A spring 2016 study by Hong Kong’s Equal Opportunities Commission discovered that 92 percent of young people aged 18 to 24 in the city support legal protection against discrimination of LGBTI people. Unlike in countries such as the US and UK, in Hong Kong this overwhelmingly positive majority has yet to be confirmed by a matching cultural or political shift. Given the lack of protective legislation and an attitude among older generations that’s best described as passively tolerant, the poll suggests that Hong Kong’s youth appears to be exceptionally progressive when it comes to gender and sexuality.
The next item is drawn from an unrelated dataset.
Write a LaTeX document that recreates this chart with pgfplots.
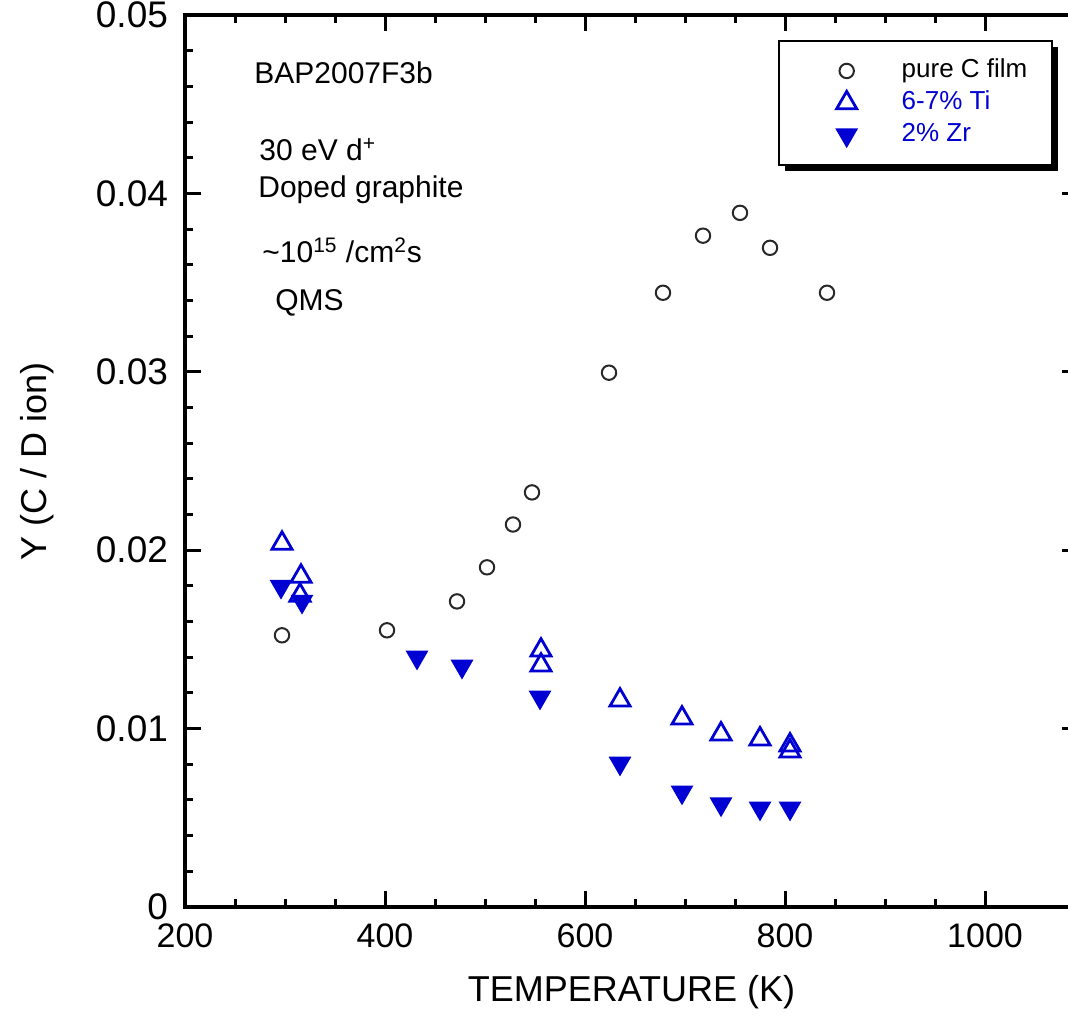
\documentclass[border=0pt]{standalone}
\usepackage{fontspec}
\setmainfont{Liberation Sans}
\usepackage{pgfplots}
\pgfplotsset{compat=1.18}
\usetikzlibrary{shadows}
\definecolor{myblue}{RGB}{0,0,210}
\definecolor{circgray}{RGB}{40,40,40}

\begin{document}
\begin{tikzpicture}
\useasboundingbox (-92.5pt,-54.5pt) rectangle (441.5pt,453.5pt);
\begin{axis}[
 scale only axis, width=446.5pt, height=446pt,
 xmin=200, xmax=1093, ymin=0, ymax=0.05,
 xtick={200,400,600,800,1000},
 xticklabels={200,400,600,800,1000},
 ytick={0,0.01,0.02,0.03,0.04,0.05},
 yticklabels={0,0.01,0.02,0.03,0.04,0.05},
 minor x tick num=3, minor y tick num=4,
 tick align=inside,
 major tick length=8pt, minor tick length=4pt,
 axis line style={line width=2pt},
 every tick/.style={black, line width=1.5pt},
 scaled y ticks=false,
 /pgf/number format/assume math mode=true,
 xticklabel style={font=\fontsize{17}{17}\selectfont, yshift=-5pt},
 yticklabel style={font=\fontsize{18.5}{18.5}\selectfont, xshift=-5pt},
 xlabel={TEMPERATURE (K)}, ylabel={Y (C / D ion)},
 label style={font=\fontsize{18}{18}\selectfont},
 xlabel style={at={(axis description cs:0.5,-0.095)}, anchor=center},
 ylabel style={at={(axis description cs:-0.165,0.5)}, anchor=center},
 legend cell align=left,
 legend image code/.code={%
   \pgfpathmoveto{\pgfqpoint{-23pt}{0pt}}\pgfpathlineto{\pgfqpoint{6pt}{0pt}}\pgfusepath{discard}%
   \draw[#1] plot coordinates {(0pt,0pt)};},
 legend style={
   at={(rel axis cs:0.6637,0.972)}, anchor=north west,
   draw=black, line width=1pt, fill=white,
   drop shadow={shadow xshift=3pt, shadow yshift=-3pt, fill=black, opacity=1},
   font=\fontsize{13}{15}\selectfont,
   inner xsep=11pt, inner ysep=7pt,
   row sep=0pt, column sep=20pt,
   nodes={inner sep=1.5pt, text height=10pt, text depth=3pt},
 },
]
\addplot[only marks, mark=o, mark size=3.6pt, circgray, mark options={line width=1pt}] coordinates {
(297,0.01523) (402,0.01551) (472,0.01713) (502,0.01904) (528,0.02144) (547,0.02324)
(624,0.02995) (678,0.03443) (718,0.03763) (755,0.03891) (785,0.03695) (842,0.03443)
};
\addlegendentry{pure C film}
\addplot[only marks, mark=triangle, mark size=5.8pt, myblue, mark options={line width=1.4pt}] coordinates {
(297,0.02038) (316,0.01853) (315,0.01747) (556,0.01439) (556,0.01355) (635,0.01159)
(697,0.01058) (736,0.00969) (775,0.00941) (805,0.00907) (805,0.00873)
};
\addlegendentry{\textcolor{myblue}{6-7\% Ti}}
\addplot[only marks, mark=triangle*, mark size=5.8pt, myblue, mark options={rotate=180, fill=myblue, line width=0.8pt}] coordinates {
(296,0.01797) (317,0.01713) (432,0.0140) (477,0.01349) (555,0.01176) (635,0.00806)
(697,0.00644) (736,0.00577) (775,0.00554) (805,0.00554)
};
\addlegendentry{\textcolor{myblue}{2\% Zr}}
\begin{scope}[every node/.style={anchor=base west, font=\fontsize{15}{15}\selectfont, inner sep=0pt}]
\node at (axis cs:269,0.04614) {BAP2007F3b};
\node at (axis cs:274,0.04183) {30 eV d\textsuperscript{+}};
\node at (axis cs:273,0.03975) {Doped graphite};
\node at (axis cs:277,0.03611) {\textasciitilde 10\textsuperscript{15} /cm\textsuperscript{2}s};
\node at (axis cs:290,0.03343) {QMS};
\end{scope}
\end{axis}
\end{tikzpicture}
\end{document}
If anything, heightened support for LGBTI rights among young Hongkongers has emerged in spite of the social context. Members of Hong Kong University’s Queer Straight Alliance describe local same-sex and religiously affiliated high schools as ‘extremely stifling’ for queer individuals. QSA vice president Feiman Luk recalls gender non-conforming and lesbian students being 'singled out and chastised' by disapproving authority figures and having to observe a stigma around any queer visibility. Simply cutting her hair short, for example, caused Luk to be sent to detention, she claims, for 'dressing inappropriately'.
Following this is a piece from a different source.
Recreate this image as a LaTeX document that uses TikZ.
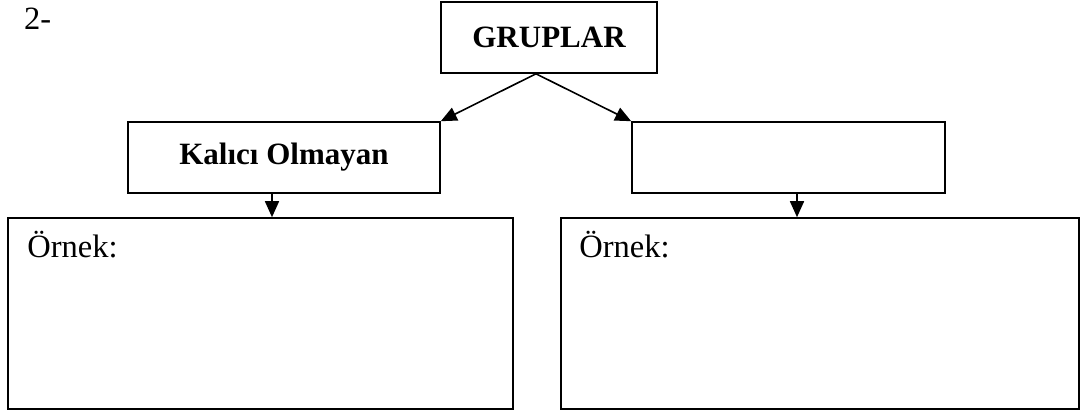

Fuelled by a distinct aversion to open dialogue about any issues regarding sex and sexuality, Hong Kong’s sex education frequently fails to address integral issues that aren’t covered in science textbooks. Luk recalls that her same-sex school never mentioned sexual orientation or gender identity and that there was little information available about protected sex and contraception. For Luk, this is a reflection of Hong Kong’s societal attitudes. "Hong Kong has a culture of not talking about sex and gender," she says. "It’s very deep rooted and ingrained."
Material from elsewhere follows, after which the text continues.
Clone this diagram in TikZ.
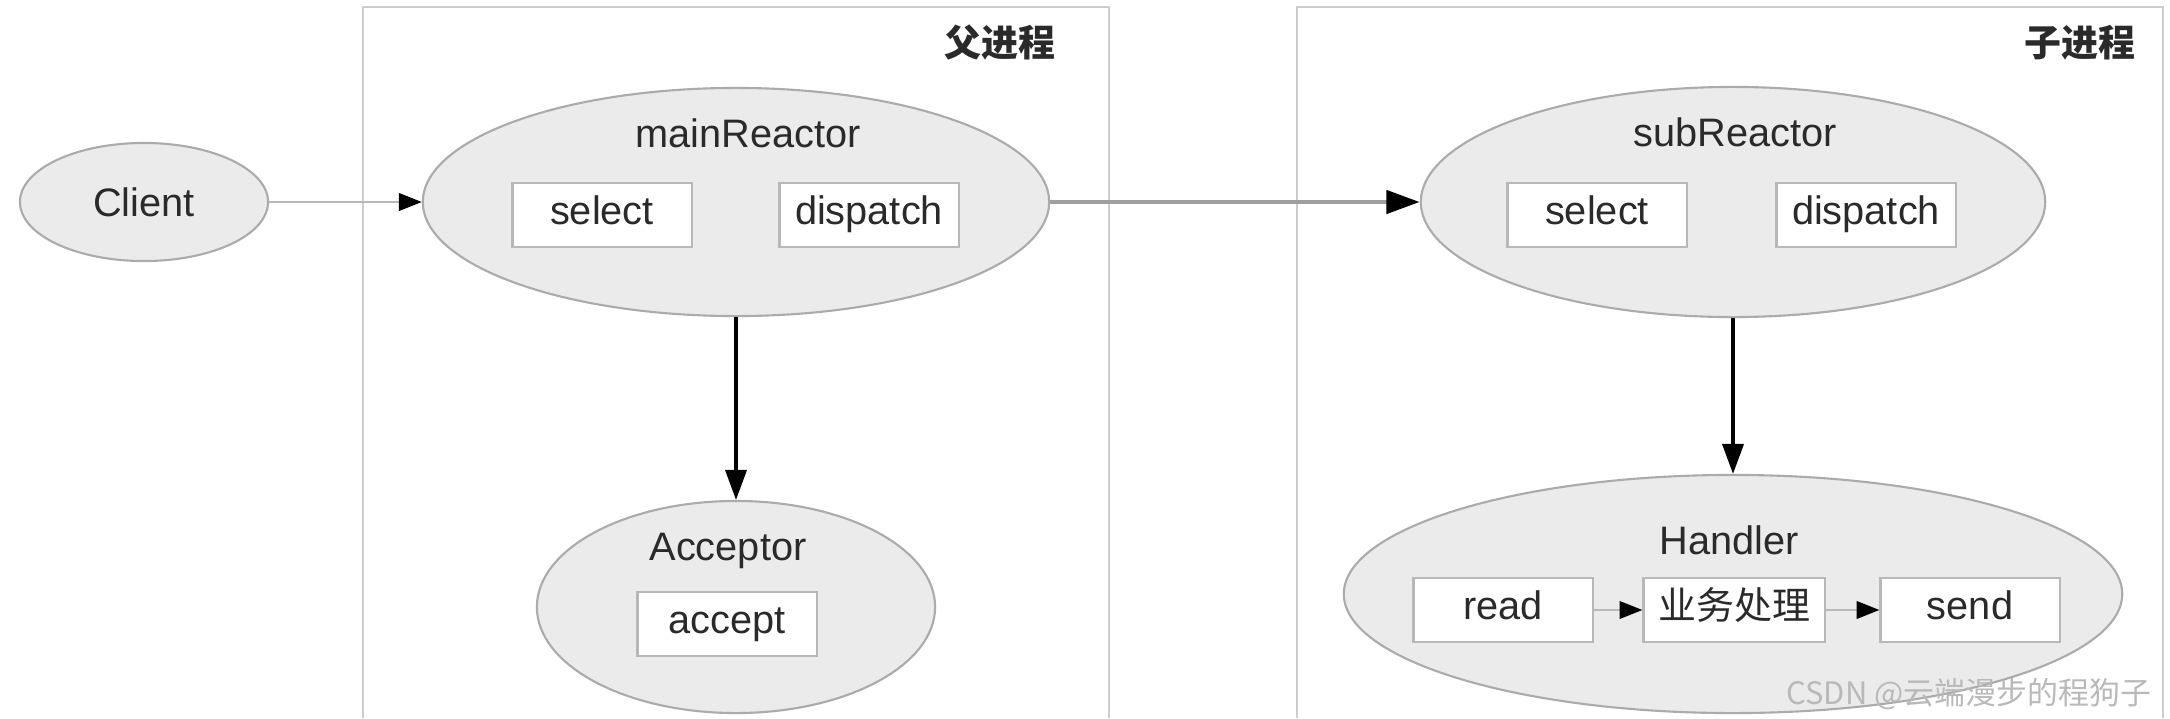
\documentclass[tikz,border=0pt]{standalone}
\usepackage{fontspec}
\setmainfont{Liberation Sans}
\newfontfamily\cjk{Noto Sans CJK SC}
\usepackage{tikz}
\usetikzlibrary{arrows.meta}
\usetikzlibrary{shapes.geometric}
\definecolor{ellfill}{HTML}{EBEBEB}
\definecolor{ellline}{HTML}{ABABAB}
\definecolor{boxline}{HTML}{B8B8B8}
\definecolor{framegray}{HTML}{CDCDCD}
\definecolor{txtgray}{HTML}{2A2A2A}
\colorlet{wmgray}{gray!55}

\begin{document}
\begin{tikzpicture}[x=0.01cm, y=-0.01cm, text=txtgray,
		font=\fontsize{11.3}{13}\selectfont,
		proc/.style={ellipse, draw=ellline, fill=ellfill, line width=0.6pt, inner sep=0pt},
		opbox/.style={rectangle, draw=boxline, fill=white, line width=0.6pt, inner sep=0pt,
			minimum width=1.79cm, minimum height=0.64cm, text height=0.72em, text depth=0.2em},
		tag/.style={inner sep=0pt},
		frame/.style={draw=framegray, line width=0.8pt},
		thinarrow/.style={draw=gray!55, line width=0.6pt,
			-{Triangle[length=6.5pt, width=5pt, color=black]}},
		wideflow/.style={draw=gray!75, line width=1.4pt,
			-{Triangle[length=9.5pt, width=6.5pt, color=black]}},
		downflow/.style={draw=black, line width=0.9pt,
			-{Triangle[length=8.5pt, width=6pt, color=black]}}]
	\useasboundingbox (0,0) rectangle (2170,718);
	% process frames, open at the bottom
	\draw[frame] (363,718) -- (363,7) -- (1109,7) -- (1109,718);
	\draw[frame] (1297,718) -- (1297,7) -- (2163,7) -- (2163,718);
	\node[tag, font=\cjk\fontsize{10.5}{12}\selectfont\bfseries] (parentlbl) at (1000,43) {父进程};
	\node[tag, font=\cjk\fontsize{10.5}{12}\selectfont\bfseries] (childlbl) at (2080,43) {子进程};
	% client
	\node[proc, minimum width=2.48cm, minimum height=1.18cm] (client) at (144,202) {Client};
	% parent side
	\node[proc, minimum width=6.26cm, minimum height=2.28cm] (mainR) at (736,202) {};
	\node[tag] (mainRlbl) at (748,133) {mainReactor};
	\node[opbox] (mselect) at (602,215) {select};
	\node[opbox] (mdispatch) at (869,215) {dispatch};
	\node[proc, minimum width=3.98cm, minimum height=2.12cm] (acceptor) at (736,607) {};
	\node[tag] (acceptorlbl) at (728,551) {Acceptor};
	\node[opbox] (accept) at (727,624) {accept};
	% child side
	\node[proc, minimum width=6.24cm, minimum height=2.30cm] (subR) at (1733,202) {};
	\node[tag] (subRlbl) at (1735,132) {subReactor};
	\node[opbox] (sselect) at (1597,215) {select};
	\node[opbox] (sdispatch) at (1866,215) {dispatch};
	\node[proc, minimum width=7.78cm, minimum height=2.38cm] (handler) at (1733,594) {};
	\node[tag] (handlerlbl) at (1729,540) {Handler};
	\node[opbox] (read) at (1503,610) {read};
	\node[opbox, minimum width=1.81cm, font=\cjk\fontsize{10.8}{12}\selectfont] (biz) at (1734,610) {业务处理};
	\node[opbox] (send) at (1970,610) {send};
	% connectors
	\draw[thinarrow] (client) -- (mainR);
	\draw[wideflow] (mainR.east) -- (subR.west);
	\draw[downflow] (mainR.south) -- (acceptor.north);
	\draw[downflow] (subR.south) -- (handler.north);
	\draw[thinarrow] (read) -- (biz);
	\draw[thinarrow] (biz) -- (send);
	% watermark
	\node[tag, anchor=east, text=wmgray, font=\cjk\fontsize{8.8}{10}\selectfont] (mark) at (2152,694) {CSDN @云端漫步的程狗子};
\end{tikzpicture}
\end{document}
Luk believes that the widespread support for LGBTI rights is a result of more young people going to university and being exposed to an environment that encourages free discussion. "I started being more open when I was in university," Luk states. "Being in a local school restricts you to a very rigid perspective on LGBT issues because you never know how other people feel." In addition, she says, LGBTI visibility in local pop culture – stars such as Denise Ho and Anthony Wong both openly identifying as gay and advocating for LGBTI rights – can go some way to normalising LGBTI individuals in the eyes of Hong Kong’s young people.

Although the overwhelmingly accepting attitudes of Hong Kong’s youth strongly indicate a changing social climate, some believe that this may not influence legislation. The young members of the city’s civil disobedience groups fear the future erasure of their voices in government and are thus worried that Hong Kong’s legal development in terms of LGBTI rights may depend strongly on factors besides societal consensus. Luk and other members of QSA share this outlook, stating that it is 'very hard to say' whether or not growing acceptance would translate to concrete legislation but that they remain cautiously optimistic. But while future legislation may still seem to be a hypothetical, if questionable, prospect, Hong Kong’s young adults continue to question norms, helping to foster understanding and steadily picking apart the closet for future generations.